Re: [lucy-user] C library - Phrase Searches

2017-12-04 Thread serkanmula...@gmail.com
Hi Nick,

Thank you very much for your response. I think you are right in saying that it 
should be very similar to an ANDQuery. I looked at the PhraseMatcher and saw 
that there is an additional for loop (over the query terms) in order to check 
the positions of the terms are consecutive (to ensure that it is a phrase). I 
was concerned about the implication of this for loop, but thinking one more 
time it multiplies the complexity of an ANDQuery with a small value (which is 
the number of terms in the phrase query). 

Thanks again,
Serkan



On 2017-12-04 07:20, Nick Wellnhofer  wrote: 
> On 28/11/2017 18:55, serkanmula...@gmail.com wrote:
> > My question is how is such queries being handled in the library. Is it by 
> > looking at the consecutive term positions in documents?
> 
> Yes.
> 
> > What is the performance impact for such queries?
> 
> This depends on how you quantify "performance impact", but in general, 
> performance should be similar to an ANDQuery of all terms in the phrase.
> 
> > Secondly how are they being scored? Is it still tf/idf? If so what is the 
> > definition of tf and of idf, for these queries?
> 
> It's still tf/idf. For idf, the sum of each term's idf is used.

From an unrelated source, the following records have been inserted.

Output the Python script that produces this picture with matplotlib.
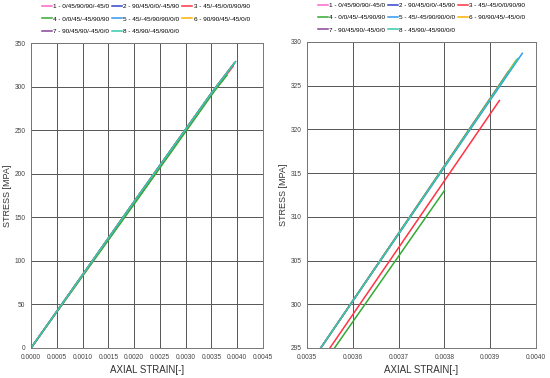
import numpy as np
import matplotlib.pyplot as plt

plt.rcParams['font.family'] = ['Liberation Sans', 'DejaVu Sans']

# layup labels and colours for the 8 specimens
labels = ['1 - 0/45/90/90/-45/0', '2 - 90/45/0/0/-45/90', '3 - 45/-45/0/0/90/90',
          '4 - 0/0/45/-45/90/90', '5 - 45/-45/90/90/0/0', '6 - 90/90/45/-45/0/0',
          '7 - 90/45/90/-45/0/0', '8 - 45/90/-45/90/0/0']
colors = ['#ff66cc', '#3344cc', '#ff3344', '#33aa33', '#3399ee', '#ffb300', '#884499', '#33ccaa']

# strain / stress points
strain = [
    [0.0, 0.0020, 0.00353, 0.00395],
    [0.0, 0.0020, 0.00353, 0.00394],
    [0.0, 0.0020, 0.00355, 0.00392],
    [0.0, 0.0020, 0.00356, 0.00380],
    [0.0, 0.0020, 0.00353, 0.00397],
    [0.0, 0.0020, 0.00353, 0.003956],
    [0.0, 0.0020, 0.00353, 0.00394],
    [0.0, 0.0020, 0.00353, 0.00396],
]
stress = [
    [0.0, 168.0, 295.0, 327.3],
    [0.0, 168.0, 295.0, 326.6],
    [0.0, 166.0, 295.0, 323.3],
    [0.0, 165.0, 295.0, 313.0],
    [0.0, 168.0, 295.0, 328.7],
    [0.0, 168.0, 295.0, 327.9],
    [0.0, 168.0, 295.0, 326.6],
    [0.0, 168.0, 295.0, 328.1],
]

# legend is filled row by row in the original
order = [0, 3, 6, 1, 4, 7, 2, 5]

fig = plt.figure(figsize=(5.5, 3.78), dpi=100)
ax1 = fig.add_axes([0.0564, 0.0794, 0.4218, 0.8068])
ax2 = fig.add_axes([0.5582, 0.0794, 0.4164, 0.8096])

for ax in (ax1, ax2):
    lines = []
    for i in range(8):
        ln, = ax.plot(strain[i], stress[i], color=colors[i], linewidth=1.1, label=labels[i])
        lines.append(ln)
    ax.grid(True, color='#555555', linewidth=0.7)
    ax.set_axisbelow(True)
    for s in ax.spines.values():
        s.set_color('#777777')
        s.set_linewidth(0.7)
    ax.tick_params(length=0, labelsize=4.8, colors='#444444', pad=4)
    ax.set_xlabel('AXIAL STRAIN[-]', fontsize=7, color='#333333', labelpad=3)
    ax.set_ylabel('STRESS [MPA]', fontsize=6.5, color='#333333', labelpad=2)
    ax.xaxis.set_major_formatter(plt.FormatStrFormatter('%.4f'))
    ax.legend([lines[k] for k in order], [labels[k] for k in order],
              loc='lower left', bbox_to_anchor=(0.035, 1.022), ncol=3, fontsize=4.6,
              frameon=False, handlelength=1.6, handletextpad=0.2, columnspacing=0.4,
              labelspacing=1.05, borderaxespad=0)

ax1.set_xlim(0, 0.0045)
ax1.set_ylim(0, 350)
ax1.set_xticks(np.arange(0, 0.00451, 0.0005))
ax1.set_yticks(np.arange(0, 351, 50))

ax2.set_xlim(0.0035, 0.0040)
ax2.set_ylim(295, 330)
ax2.set_xticks(np.arange(0.0035, 0.004001, 0.0001))
ax2.set_yticks(np.arange(295, 331, 5))

fig.savefig('out.png', dpi=100)
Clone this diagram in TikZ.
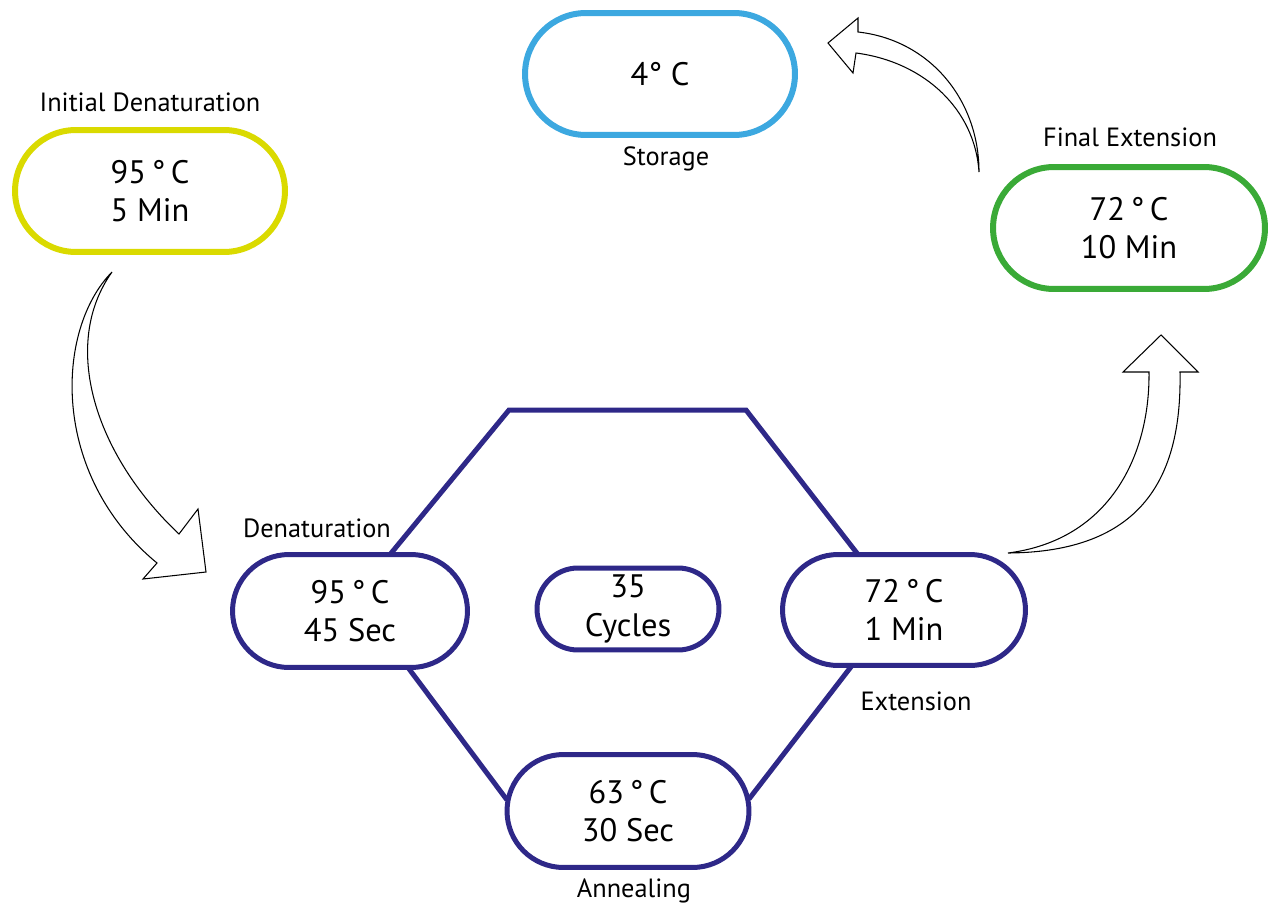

For tf, it's 
> the number of phrases in a document.
> 
> For more details, see PhraseQuery.c and PhraseMatcher.c in core/Lucy/Search.
> 
> Nick
> 


Re: [lucy-user] C library - Phrase Searches

2017-12-04 Thread Nick Wellnhofer

On 28/11/2017 18:55, serkanmula...@gmail.com wrote:

My question is how is such queries being handled in the library. Is it by 
looking at the consecutive term positions in documents?


Yes.


What is the performance impact for such queries?


This depends on how you quantify "performance impact", but in general, 
performance should be similar to an ANDQuery of all terms in the phrase.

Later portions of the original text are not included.